- _WHAT TO PRODUCE_: Pick out and copy every line below that has the word "this".

═════ RECORDS FOR PROCESSING ═════

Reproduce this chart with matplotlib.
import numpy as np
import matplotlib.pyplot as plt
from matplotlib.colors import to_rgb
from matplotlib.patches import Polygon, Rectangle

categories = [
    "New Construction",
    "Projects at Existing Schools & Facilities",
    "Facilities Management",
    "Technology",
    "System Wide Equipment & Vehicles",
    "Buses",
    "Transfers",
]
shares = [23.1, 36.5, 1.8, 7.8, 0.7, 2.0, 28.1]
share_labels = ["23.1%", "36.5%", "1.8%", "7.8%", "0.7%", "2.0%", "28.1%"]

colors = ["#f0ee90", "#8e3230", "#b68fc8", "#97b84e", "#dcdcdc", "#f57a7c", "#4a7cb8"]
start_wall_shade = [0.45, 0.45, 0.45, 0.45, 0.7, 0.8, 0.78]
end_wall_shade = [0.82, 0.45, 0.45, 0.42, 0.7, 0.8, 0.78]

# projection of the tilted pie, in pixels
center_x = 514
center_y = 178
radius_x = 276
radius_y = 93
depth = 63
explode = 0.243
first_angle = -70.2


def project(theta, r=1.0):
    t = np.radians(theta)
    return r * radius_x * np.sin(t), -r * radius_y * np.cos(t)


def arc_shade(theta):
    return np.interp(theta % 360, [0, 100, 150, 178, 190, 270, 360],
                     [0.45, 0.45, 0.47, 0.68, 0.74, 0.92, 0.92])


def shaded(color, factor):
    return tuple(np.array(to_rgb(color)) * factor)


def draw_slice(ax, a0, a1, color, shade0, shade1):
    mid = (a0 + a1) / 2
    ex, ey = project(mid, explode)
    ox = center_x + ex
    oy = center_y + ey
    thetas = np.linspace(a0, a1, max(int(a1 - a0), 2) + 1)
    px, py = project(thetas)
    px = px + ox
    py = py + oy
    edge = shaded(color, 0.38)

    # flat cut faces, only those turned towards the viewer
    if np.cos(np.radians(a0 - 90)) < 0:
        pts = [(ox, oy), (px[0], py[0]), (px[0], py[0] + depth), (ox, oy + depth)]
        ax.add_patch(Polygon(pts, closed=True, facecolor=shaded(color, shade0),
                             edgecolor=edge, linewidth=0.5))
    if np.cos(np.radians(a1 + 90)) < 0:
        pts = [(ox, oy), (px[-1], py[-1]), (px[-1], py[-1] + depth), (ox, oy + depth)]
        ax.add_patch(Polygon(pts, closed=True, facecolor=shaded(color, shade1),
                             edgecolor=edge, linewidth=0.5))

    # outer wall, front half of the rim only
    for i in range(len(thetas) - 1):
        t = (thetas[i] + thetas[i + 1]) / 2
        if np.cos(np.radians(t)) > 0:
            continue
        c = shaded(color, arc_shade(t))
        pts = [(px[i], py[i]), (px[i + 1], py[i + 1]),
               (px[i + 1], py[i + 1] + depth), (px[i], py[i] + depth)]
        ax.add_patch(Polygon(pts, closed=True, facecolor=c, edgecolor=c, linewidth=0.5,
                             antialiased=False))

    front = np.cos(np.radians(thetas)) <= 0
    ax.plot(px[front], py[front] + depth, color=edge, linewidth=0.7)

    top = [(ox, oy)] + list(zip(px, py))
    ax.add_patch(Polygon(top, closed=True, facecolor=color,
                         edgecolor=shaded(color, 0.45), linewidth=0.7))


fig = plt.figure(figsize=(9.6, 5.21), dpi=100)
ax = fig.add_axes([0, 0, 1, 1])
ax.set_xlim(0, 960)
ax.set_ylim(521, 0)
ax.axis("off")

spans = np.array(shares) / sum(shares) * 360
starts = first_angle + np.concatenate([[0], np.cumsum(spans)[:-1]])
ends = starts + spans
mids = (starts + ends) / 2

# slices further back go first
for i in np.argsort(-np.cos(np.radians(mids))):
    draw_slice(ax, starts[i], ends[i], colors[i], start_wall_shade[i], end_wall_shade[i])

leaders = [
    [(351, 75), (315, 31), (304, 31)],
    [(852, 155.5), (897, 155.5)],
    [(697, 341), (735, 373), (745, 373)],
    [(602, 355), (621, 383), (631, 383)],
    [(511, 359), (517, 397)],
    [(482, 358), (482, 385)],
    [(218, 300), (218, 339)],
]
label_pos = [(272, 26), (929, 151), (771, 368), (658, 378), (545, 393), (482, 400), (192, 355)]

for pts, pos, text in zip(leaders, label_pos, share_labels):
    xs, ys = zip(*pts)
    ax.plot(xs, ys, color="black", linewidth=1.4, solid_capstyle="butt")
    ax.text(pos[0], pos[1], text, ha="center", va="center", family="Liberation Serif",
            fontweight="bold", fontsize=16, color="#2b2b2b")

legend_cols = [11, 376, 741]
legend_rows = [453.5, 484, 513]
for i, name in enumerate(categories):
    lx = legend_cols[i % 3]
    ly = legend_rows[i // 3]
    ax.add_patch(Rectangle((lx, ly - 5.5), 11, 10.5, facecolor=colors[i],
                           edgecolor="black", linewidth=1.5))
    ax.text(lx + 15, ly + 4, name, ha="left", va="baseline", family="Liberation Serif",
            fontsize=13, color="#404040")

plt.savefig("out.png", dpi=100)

═════
═════ RECORDS FOR PROCESSING ═════

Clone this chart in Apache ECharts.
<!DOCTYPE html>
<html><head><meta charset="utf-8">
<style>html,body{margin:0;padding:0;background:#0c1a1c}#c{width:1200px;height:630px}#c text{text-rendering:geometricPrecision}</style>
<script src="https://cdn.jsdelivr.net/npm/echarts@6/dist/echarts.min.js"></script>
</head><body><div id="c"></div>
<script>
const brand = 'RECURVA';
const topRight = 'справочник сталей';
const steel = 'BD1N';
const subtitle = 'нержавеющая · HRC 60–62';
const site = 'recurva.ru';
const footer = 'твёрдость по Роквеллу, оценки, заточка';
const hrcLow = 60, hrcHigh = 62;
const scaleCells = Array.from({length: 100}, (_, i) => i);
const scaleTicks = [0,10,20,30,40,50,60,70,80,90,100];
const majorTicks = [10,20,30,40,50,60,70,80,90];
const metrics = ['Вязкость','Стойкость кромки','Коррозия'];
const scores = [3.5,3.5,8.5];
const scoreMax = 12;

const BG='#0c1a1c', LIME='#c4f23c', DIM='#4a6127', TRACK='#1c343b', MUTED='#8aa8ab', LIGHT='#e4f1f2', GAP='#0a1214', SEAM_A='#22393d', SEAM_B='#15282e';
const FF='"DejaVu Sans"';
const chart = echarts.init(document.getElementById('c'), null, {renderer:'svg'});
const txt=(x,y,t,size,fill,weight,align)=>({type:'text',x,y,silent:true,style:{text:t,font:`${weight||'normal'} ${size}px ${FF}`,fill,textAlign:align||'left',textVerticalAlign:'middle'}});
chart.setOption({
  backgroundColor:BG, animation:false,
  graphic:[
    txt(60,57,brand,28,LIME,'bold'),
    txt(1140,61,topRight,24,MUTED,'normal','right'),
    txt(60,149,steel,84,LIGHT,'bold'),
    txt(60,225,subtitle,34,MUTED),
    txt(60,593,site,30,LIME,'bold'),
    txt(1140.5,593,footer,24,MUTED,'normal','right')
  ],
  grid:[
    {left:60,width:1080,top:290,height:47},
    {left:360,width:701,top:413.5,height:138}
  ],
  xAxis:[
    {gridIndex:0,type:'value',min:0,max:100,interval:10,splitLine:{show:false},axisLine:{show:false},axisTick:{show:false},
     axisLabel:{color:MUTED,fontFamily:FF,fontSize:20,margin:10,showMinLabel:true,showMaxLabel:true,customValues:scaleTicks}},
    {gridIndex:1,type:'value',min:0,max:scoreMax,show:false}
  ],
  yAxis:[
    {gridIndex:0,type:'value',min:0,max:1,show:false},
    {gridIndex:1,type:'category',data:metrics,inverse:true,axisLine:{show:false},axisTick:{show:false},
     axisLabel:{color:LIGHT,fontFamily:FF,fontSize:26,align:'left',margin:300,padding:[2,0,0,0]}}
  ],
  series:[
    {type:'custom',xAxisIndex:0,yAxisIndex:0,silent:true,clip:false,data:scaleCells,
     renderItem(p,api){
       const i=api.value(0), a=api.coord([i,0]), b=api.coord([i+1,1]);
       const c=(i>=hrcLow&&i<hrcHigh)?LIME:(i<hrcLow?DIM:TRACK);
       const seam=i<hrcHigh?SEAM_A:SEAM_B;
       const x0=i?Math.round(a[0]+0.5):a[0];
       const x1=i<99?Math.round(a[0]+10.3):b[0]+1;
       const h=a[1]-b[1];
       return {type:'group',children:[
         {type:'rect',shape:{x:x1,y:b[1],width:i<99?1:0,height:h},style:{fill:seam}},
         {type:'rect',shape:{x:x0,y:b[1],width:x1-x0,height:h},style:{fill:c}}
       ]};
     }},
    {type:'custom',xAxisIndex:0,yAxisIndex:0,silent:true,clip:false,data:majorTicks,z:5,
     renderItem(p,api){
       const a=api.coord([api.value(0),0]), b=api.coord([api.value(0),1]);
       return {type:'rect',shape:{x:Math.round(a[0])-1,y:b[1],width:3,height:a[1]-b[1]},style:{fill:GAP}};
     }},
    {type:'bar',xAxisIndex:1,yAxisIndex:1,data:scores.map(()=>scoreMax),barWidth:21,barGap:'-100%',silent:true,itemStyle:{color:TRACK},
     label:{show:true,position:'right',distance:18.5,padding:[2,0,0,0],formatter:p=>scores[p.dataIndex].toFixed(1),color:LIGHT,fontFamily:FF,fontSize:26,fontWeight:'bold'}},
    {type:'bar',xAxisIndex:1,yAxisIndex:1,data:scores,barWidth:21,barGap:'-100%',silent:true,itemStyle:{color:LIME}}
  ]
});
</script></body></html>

═════

- _RESPONSE TO THE EXERCISE_:
Reproduce this chart with matplotlib.
Clone this chart in Apache ECharts.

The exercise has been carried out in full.